Due o tre cose che so di lei (Deux ou trois choses que Je sais d’elle) è un film del 1967, diretto da Jean-Luc Godard. Si tratta di un’opera estremamente significativa non solo per le implicazioni ideologiche, tuttora aderenti alla realtà sociale ed economica che stiamo vivendo, ma anche per le articolazioni linguistiche attraverso le quali Godard è riuscito a mettere a fuoco il rapporto tra la società capitalistica (oggi in gravissima inevitabile crisi) e l’immagine.
Il ragionamento organizzato visivamente del grande regista francese è altresì applicabile alla condizione contemporanea del cineasta e del fotografo. Una questione appare centrale: il cinema e la fotografia degli ultimi trenta anni di XX secolo e di questo primo scorcio di XXI secolo sono ovviamente forme espressive basate sul concetto di inquadratura (come è da sempre). Tale concetto rischia di divenire inutilmente ridondante poiché risulta ormai solo una sorta di contenitore stracolmo di immagini. Per immagini intendiamo tutti quei segni visivi che la società dei consumi utilizza per condizionare il cittadino e per indurlo, come sostiene Godard, alla prostituzione, non solo del corpo ma anche della mente. Gran parte del cinema e della fotografia degli ultimi anni è densa (fin troppo) di immagini, cioè di segni ripetitivi a cui lo sguardo del cittadino è totalmente assuefatto. In sostanza, tutti noi abbiamo sviluppato una vera e propria dipendenza dalle immagini. È un dipendenza virulenta (tossica) che allo stesso tempo ossessiona e rassicura, trasportando il fruitore in quella dimensione consumistica che serve al “potere economico” per portare avanti i suoi affari.
Il discorso godardiano, perfetto per il 1967, diviene nel 2008 una sorta di lente di ingrandimento della situazione attuale.
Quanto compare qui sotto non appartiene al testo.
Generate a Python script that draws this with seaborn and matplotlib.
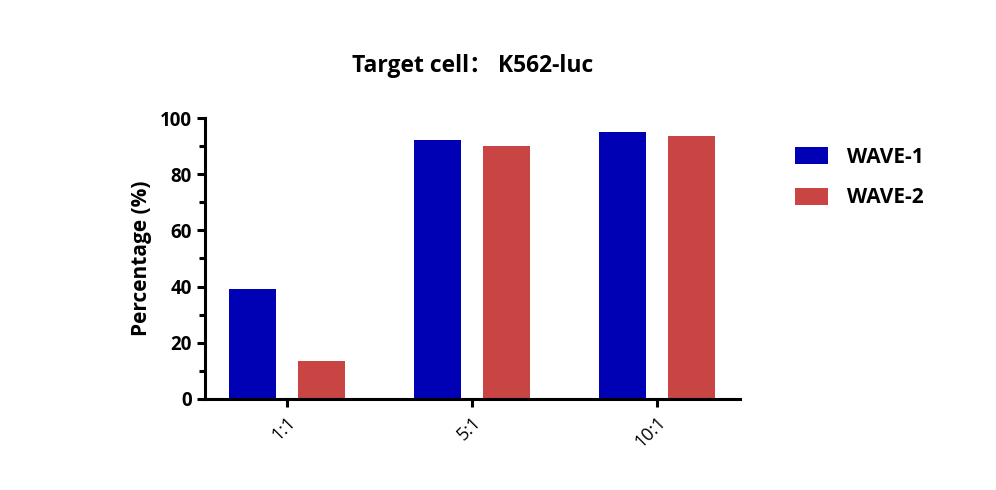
import pandas as pd
import seaborn as sns
import matplotlib.pyplot as plt
from matplotlib.ticker import MultipleLocator

ratios = ['1:1', '5:1', '10:1']
wave1 = [39.3, 92.2, 95.0]
wave2 = [13.6, 90.0, 93.6]
groups = ['WAVE-1', 'WAVE-2']
colors = ['#0000B4', '#C94543']

df = pd.DataFrame({
    'ratio': ratios * 2,
    'value': wave1 + wave2,
    'group': [groups[0]] * 3 + [groups[1]] * 3,
})

sns.set_style('ticks')
plt.rcParams['font.family'] = ['Open Sans', 'Noto Sans CJK SC', 'DejaVu Sans']
plt.rcParams['text.color'] = 'black'
plt.rcParams['axes.labelcolor'] = 'black'
plt.rcParams['xtick.color'] = 'black'
plt.rcParams['ytick.color'] = 'black'
plt.rcParams['axes.edgecolor'] = 'black'

fig = plt.figure(figsize=(9.96, 4.9), dpi=100)
ax = fig.add_axes([0.206, 0.186, 0.537, 0.573])

sns.barplot(data=df, x='ratio', y='value', hue='group', palette=colors,
            width=0.745, gap=0.32, ax=ax, saturation=1, edgecolor='none')

ax.set_xlim(-0.44, 2.45)
ax.set_ylim(0, 100)
ax.yaxis.set_major_locator(MultipleLocator(20))
ax.yaxis.set_minor_locator(MultipleLocator(10))
sns.despine(ax=ax, top=True, right=True)
for s in ['left', 'bottom']:
    ax.spines[s].set_linewidth(2.2)
ax.tick_params(axis='both', which='major', width=2.2, length=6)
ax.tick_params(axis='y', which='minor', width=2.2, length=4)
ax.tick_params(axis='y', labelsize=13.5)
ax.tick_params(axis='x', labelsize=13, pad=4)
for lab in ax.get_yticklabels():
    lab.set_fontweight('bold')
plt.setp(ax.get_xticklabels(), rotation=45, ha='right', rotation_mode='anchor')

ax.set_xlabel('')
ax.set_ylabel('Percentage (%)', fontsize=15, fontweight='bold', labelpad=6)
fig.suptitle('Target cell： K562-luc', x=0.475, y=0.89, fontsize=16.5, fontweight='bold')

ax.legend(title=None, frameon=False, loc='upper left', bbox_to_anchor=(1.067, 0.965),
          prop={'size': 15, 'weight': 'bold'}, handlelength=1.6, handleheight=0.9,
          labelspacing=0.95, handletextpad=0.9)

fig.savefig('out.png', dpi=100)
Ogni inquadratura cinematografica e fotografica sembra non poter esistere senza questa connessione con il mondo del consumo, del commercio e della prostituzione sociale generalizzata.
Il problema di chi si esprime attraverso un linguaggio basato su inquadrature è quello, dunque, di tentare di liberarsi dalle immagini imposte dal potere economico (che non è disgiunto da quello politico) per rompere la gabbia di un linguaggio che non è più frutto di un pensiero libero ma solo dell’applicazione inevitabile di stilemi schematici che inducono alla prostituzione (per altro inconsapevole, quindi non frutto di una scelta razionale) del corpo, della mente, del pensiero e anche dello sguardo.
Fondamentale in questo ragionamento è l’ambiguo ricatto del rapporto con la realtà. Chi si ostina a sostenere il legame diretto delle inquadrature cinematografiche e fotografiche con il reale non riesce evidentemente a comprendere come il reale (a livello visivo) sia conseguenza diretta del sistema artificiale delle immagini consumistiche. In fotografia ad esempio anche quegli scatti che intendono avere una valenza politico-sociale risultano fatalmente connessi a una rigida architettura di comunicazione che ha finito per generare un mercato consumistico della fotografia di denuncia che vorrebbe raccontare/divulgare le brutture del mondo. In verità, la stragrande maggioranza dei fotografi non fa altro che perpetuare stereotipi vendibili, dunque oggetti linguistici pensati e realizzati per alimentare il meccanismo perverso legato alla vendita generalizzata e sistematica dello stesso identico oggetto.
Il film di Godard rappresenta in tal senso un insegnamento per chiunque voglia esprimersi attraverso linguaggi visivi come il cinema e la fotografia. Due o tre cose che so di lei è un esempio pratico di analisi critico/visiva basata sul valore delle inquadrature cha appaiono componenti di un discorso libero da condizionamenti. I primi piani controluce di Marina Vlady, gli sguardi in macchina, il frazionamento aspro del racconto, le improvvise incursioni dell’obiettivo cinematografico sulla città in continua costruzione/disfacimento sono tutti fattori che liberano il cinema (le arti visive) dalle immagini.
Prendendo spunto dal capolavoro godardiano, forse è possibile concepire oggi una “fotografia senza immagini”, cioé una fotografia liberata dalla prostituzione dello sguardo messa in atto da quegli autori che scattano in base a ciò che il mercato richiede loro e che stimolano meccanicamente lo sguardo del cittadino borghese/consumista/qualunquista (dunque potenzialmente razzista, reazionario e xenofobo) confortato dagli stilemi imposti da chi detiene le leve del potere politici/economico.
Una fotografia fuori da questa gabbia di immagini preconfezionate potrebbe generare uno sguardo nuovo e vero, una rinnovata forma linguistica forse autenticamente vicina alla realtà.